«La “politica delle frontiere aperte” non è conforme né al diritto europeo né a quello tedesco, e non si accorda al programma della Cdu»: è il passaggio-chiave della lettera, diffusa ieri dai media in Germania, che 39 dirigenti locali del partito democristiano hanno indirizzato alla loro leader Angela Merkel. Un atto di accusa inaudito e durissimo, senza giri di parole. Nessun interesse, evidentemente, a dissimulare la contrarietà alla linea «umanitaria» della cancelliera dietro formulazioni più prudenti: lo scontro è aperto, e deve essere consumato in pubblico.

Non ci sono nomi di grande rilievo fra i firmatari della missiva, ma non è quello che conta: sull’«emergenza profughi» nella Cdu c’è maretta, ed è evidente a tutti. I segnali che così fosse, peraltro, c’erano già: il più clamoroso, le critiche, velate ma inequivocabili, che il democristiano ministro degli interni Thomas de Maizière fece alla scelta di Merkel di accogliere «disordinatamente» i richiedenti asilo. Per tacere dell’esplicita opposizione da parte della Csu, «costola» bavarese del partito della cancelliera, che da tempo si esercita nel «fuoco amico» in direzione del governo di Berlino, malgrado ne faccia parte.

Nella «lettera dei 39» risuona, naturalmente, la preoccupazione che la «troppa accoglienza» faccia perdere voti, a tutto vantaggio dei populisti di destra di Alternative für Deutschland (Afd), che sul tema si stanno scatenando. I sondaggi sembrano offrire un riscontro a questo genere di timori: secondo un’inchiesta di opinione resa nota ieri dal settimanale Stern, alla Afd è attribuito il 7% dei consensi (quindi tranquillamente oltre la soglia di sbarramento del 5%), mentre Cdu e Csu sono dati in calo, rispettivamente dell’1% e del 5,3%. Cifra, quest’ultima, che spiega il motivo del crescente attivismo anti-Merkel del leader bavarese Horst Seehofer, che sente di dover recuperare terreno a destra, e non vuole pagare elettoralmente per «colpe» altrui: nel suo Land la Afd raccoglierebbe addirittura il 9% dei voti. Fosse per Seehofer, la linea da seguire sarebbe quella del premier ultra-conservatore ungherese Viktor Orbán, non a caso ospite d’onore un paio di settimane fa in una riunione di vertice dei cristiano-sociali bavaresi.

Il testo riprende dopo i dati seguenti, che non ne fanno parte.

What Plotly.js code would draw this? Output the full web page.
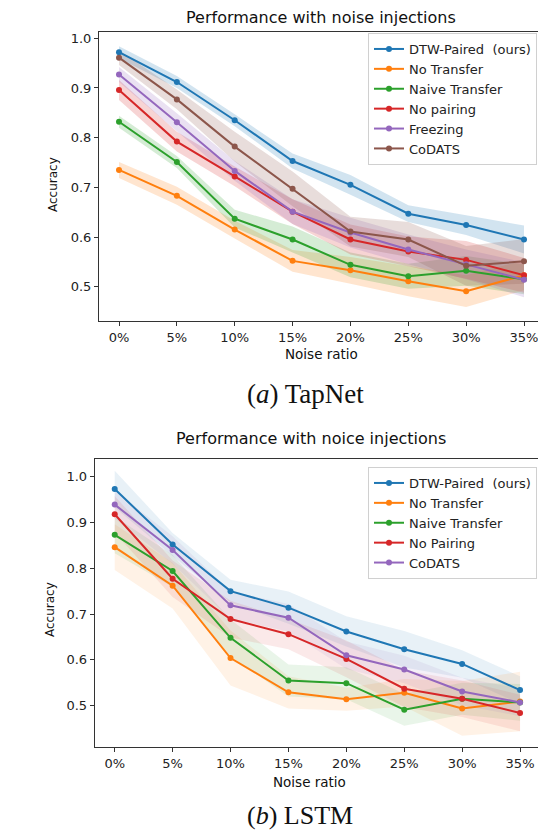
<!DOCTYPE html>
<html>
<head>
<meta charset="utf-8">
<script src="https://cdn.plot.ly/plotly-3.0.1.min.js"></script>
<style>html,body{margin:0;padding:0;background:#fff}#chart{width:538px;height:834px}</style>
</head>
<body>
<div id="chart"></div>
<script>
// ---------- data ----------
const noiseRatios = ["0%", "5%", "10%", "15%", "20%", "25%", "30%", "35%"];

// (a) TapNet
const tapNames = ["DTW-Paired  (ours)", "No Transfer", "Naive Transfer", "No pairing", "Freezing", "CoDATS"];
const tapDTW      = [0.972, 0.912, 0.835, 0.753, 0.705, 0.647, 0.624, 0.595];
const tapNoTrans  = [0.735, 0.683, 0.615, 0.552, 0.533, 0.511, 0.491, 0.523];
const tapNaive    = [0.832, 0.751, 0.637, 0.595, 0.544, 0.521, 0.532, 0.515];
const tapNoPair   = [0.896, 0.792, 0.722, 0.651, 0.595, 0.571, 0.554, 0.523];
const tapFreeze   = [0.927, 0.831, 0.733, 0.651, 0.609, 0.575, 0.545, 0.514];
const tapCoDATS   = [0.961, 0.877, 0.782, 0.697, 0.611, 0.595, 0.542, 0.551];
const tapDTWStd     = [0.012, 0.012, 0.012, 0.015, 0.020, 0.017, 0.020, 0.028];
const tapNoTransStd = [0.016, 0.018, 0.018, 0.022, 0.027, 0.030, 0.032, 0.030];
const tapNaiveStd   = [0.012, 0.012, 0.018, 0.026, 0.025, 0.025, 0.030, 0.030];
const tapNoPairStd  = [0.020, 0.020, 0.020, 0.025, 0.030, 0.030, 0.038, 0.035];
const tapFreezeStd  = [0.015, 0.018, 0.020, 0.025, 0.030, 0.030, 0.030, 0.035];
const tapCoDATSStd  = [0.015, 0.020, 0.030, 0.035, 0.030, 0.035, 0.040, 0.045];

// (b) LSTM
const lstmNames = ["DTW-Paired  (ours)", "No Transfer", "Naive Transfer", "No Pairing", "CoDATS"];
const lstmDTW     = [0.973, 0.852, 0.750, 0.714, 0.662, 0.623, 0.591, 0.534];
const lstmNoTrans = [0.846, 0.762, 0.604, 0.529, 0.514, 0.528, 0.494, 0.509];
const lstmNaive   = [0.873, 0.794, 0.648, 0.555, 0.549, 0.491, 0.515, 0.507];
const lstmNoPair  = [0.918, 0.777, 0.689, 0.656, 0.602, 0.537, 0.515, 0.484];
const lstmCoDATS  = [0.939, 0.840, 0.719, 0.692, 0.610, 0.579, 0.531, 0.507];
const lstmDTWStd     = [0.040, 0.025, 0.025, 0.035, 0.033, 0.040, 0.030, 0.030];
const lstmNoTransStd = [0.050, 0.050, 0.060, 0.035, 0.025, 0.030, 0.060, 0.065];
const lstmNaiveStd   = [0.040, 0.035, 0.040, 0.035, 0.035, 0.035, 0.035, 0.040];
const lstmNoPairStd  = [0.040, 0.040, 0.040, 0.033, 0.040, 0.040, 0.040, 0.040];
const lstmCoDATSStd  = [0.030, 0.030, 0.030, 0.030, 0.030, 0.030, 0.030, 0.030];

// ---------- styling ----------
const colors = ["#1f77b4", "#ff7f0e", "#2ca02c", "#d62728", "#9467bd", "#8c564b"];
function rgba(hex, a) {
  const r = parseInt(hex.slice(1,3),16), g = parseInt(hex.slice(3,5),16), b = parseInt(hex.slice(5,7),16);
  return `rgba(${r},${g},${b},${a})`;
}
const W = 538, H = 834;
const px = x => x / W;
const py = y => 1 - y / H;
const FONT = "DejaVu Sans, sans-serif";

const traces = [];
function addPanel(names, means, stds, xa, ya, alpha, legendId) {
  // bands first so all lines sit above all bands
  means.forEach((m, i) => {
    const up = m.map((v, j) => v + stds[i][j]);
    const lo = m.map((v, j) => v - stds[i][j]);
    traces.push({
      x: noiseRatios.concat(noiseRatios.slice().reverse()),
      y: up.concat(lo.slice().reverse()),
      xaxis: xa, yaxis: ya, type: "scatter", mode: "lines",
      fill: "toself", fillcolor: rgba(colors[i], alpha),
      line: {width: 0, color: "rgba(0,0,0,0)"},
      hoverinfo: "skip", showlegend: false
    });
  });
  means.forEach((m, i) => {
    traces.push({
      x: noiseRatios, y: m, name: names[i],
      xaxis: xa, yaxis: ya, type: "scatter", mode: "lines+markers",
      line: {color: colors[i], width: 2},
      marker: {color: colors[i], size: 6},
      legend: legendId
    });
  });
}
addPanel(tapNames,
  [tapDTW, tapNoTrans, tapNaive, tapNoPair, tapFreeze, tapCoDATS],
  [tapDTWStd, tapNoTransStd, tapNaiveStd, tapNoPairStd, tapFreezeStd, tapCoDATSStd],
  "x", "y", 0.2, "legend");
addPanel(lstmNames,
  [lstmDTW, lstmNoTrans, lstmNaive, lstmNoPair, lstmCoDATS],
  [lstmDTWStd, lstmNoTransStd, lstmNaiveStd, lstmNoPairStd, lstmCoDATSStd],
  "x2", "y2", 0.1, "legend2");

const axisCommon = {
  showgrid: false, zeroline: false, showline: true, linecolor: "#333", linewidth: 1,
  ticks: "outside", ticklen: 4, tickcolor: "#333", tickwidth: 1,
  tickfont: {family: FONT, size: 13, color: "#222"}
};
const legendCommon = {
  xanchor: "right", yanchor: "top", bgcolor: "rgba(255,255,255,0.8)",
  bordercolor: "#d0d0d0", borderwidth: 1,
  font: {family: FONT, size: 13, color: "#222"},
  itemwidth: 30, tracegroupgap: 0
};

const layout = {
  width: W, height: H,
  margin: {l: 0, r: 0, t: 0, b: 0},
  paper_bgcolor: "#fff", plot_bgcolor: "#fff",
  showlegend: true,
  xaxis: Object.assign({}, axisCommon, {
    type: "category", domain: [px(99), 1], range: [-0.3457, 7.242],
    anchor: "y", mirror: true
  }),
  yaxis: Object.assign({}, axisCommon, {
    domain: [py(321), py(32.3)], range: [0.431, 1.012],
    tickvals: [0.5, 0.6, 0.7, 0.8, 0.9, 1.0], tickformat: ".1f",
    anchor: "x", mirror: false
  }),
  xaxis2: Object.assign({}, axisCommon, {
    type: "category", domain: [px(94.7), 1], range: [-0.3457, 7.31],
    anchor: "y2", mirror: true
  }),
  yaxis2: Object.assign({}, axisCommon, {
    domain: [py(747.3), py(459)], range: [0.409, 1.0386],
    tickvals: [0.5, 0.6, 0.7, 0.8, 0.9, 1.0], tickformat: ".1f",
    anchor: "x2", mirror: false
  }),
  legend: Object.assign({}, legendCommon, {x: px(537), y: py(33)}),
  legend2: Object.assign({}, legendCommon, {x: px(537), y: py(467)}),
  annotations: [
    {text: "Performance with noise injections", x: px(320.5), y: py(18), xref: "paper", yref: "paper",
     showarrow: false, xanchor: "center", yanchor: "middle", font: {family: FONT, size: 16, color: "#111"}},
    {text: "Noise ratio", x: px(321), y: py(354), xref: "paper", yref: "paper",
     showarrow: false, xanchor: "center", yanchor: "middle", font: {family: FONT, size: 13.5, color: "#111"}},
    {text: "Accuracy", x: px(53), y: py(185), xref: "paper", yref: "paper", textangle: -90,
     showarrow: false, xanchor: "center", yanchor: "middle", font: {family: FONT, size: 12, color: "#111"}},
    {text: "(<i>a</i>) TapNet", x: px(305), y: py(394), xref: "paper", yref: "paper",
     showarrow: false, xanchor: "center", yanchor: "middle", font: {family: "Liberation Serif, serif", size: 27, color: "#111"}},
    {text: "Performance with noice injections", x: px(311), y: py(439), xref: "paper", yref: "paper",
     showarrow: false, xanchor: "center", yanchor: "middle", font: {family: FONT, size: 16, color: "#111"}},
    {text: "Noise ratio", x: px(309), y: py(782), xref: "paper", yref: "paper",
     showarrow: false, xanchor: "center", yanchor: "middle", font: {family: FONT, size: 13.5, color: "#111"}},
    {text: "Accuracy", x: px(50), y: py(610), xref: "paper", yref: "paper", textangle: -90,
     showarrow: false, xanchor: "center", yanchor: "middle", font: {family: FONT, size: 12, color: "#111"}},
    {text: "(<i>b</i>) LSTM", x: px(300), y: py(815), xref: "paper", yref: "paper",
     showarrow: false, xanchor: "center", yanchor: "middle", font: {family: "Liberation Serif, serif", size: 26, color: "#111"}}
  ]
};

Plotly.newPlot("chart", traces, layout, {displayModeBar: false, staticPlot: true});
</script>
</body>
</html>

Secondo gli autori della missiva alla cancelliera, il governo dovrebbe fare di più per frenare l’arrivo di stranieri in Germania (oltre 200mila a settembre). Le nuove norme più restrittive, che dovrebbero entrare in vigore a inizio novembre dopo il voto dei due rami del parlamento, non bastano: chi non ha titolo a chiedere asilo andrebbe bloccato alla frontiera e immediatamente mandato indietro. E Berlino dovrebbe trovare un modo efficace per fare sapere ai cittadini di Kosovo, Albania e Montenegro che, se si mettono in viaggio verso la Repubblica federale, non hanno nessuna chance di essere accolti.

Gli oppositori interni della Cdu sostengono di interpretare il sentire della maggioranza degli iscritti al partito. Difficile dire se sia realmente così, ma quel che è certo è che nel Paese gli episodi di intolleranza nei confronti dei profughi si registrano quotidianamente. Nella notte fra martedì e mercoledì, a Dresda, è stata la volta di un lancio di molotov contro un edificio, momentaneamente vuoto, destinato ad ospitare da domani 150 richiedenti asilo: fortunatamente, il fuoco non ha appiccato, e i danni sono stati contenuti. «Un atto ripugnante» per il sindaco del capoluogo sassone, il liberale Dirk Hilbert: «Non è accettabile che attentati razzisti avvelenino il clima della città».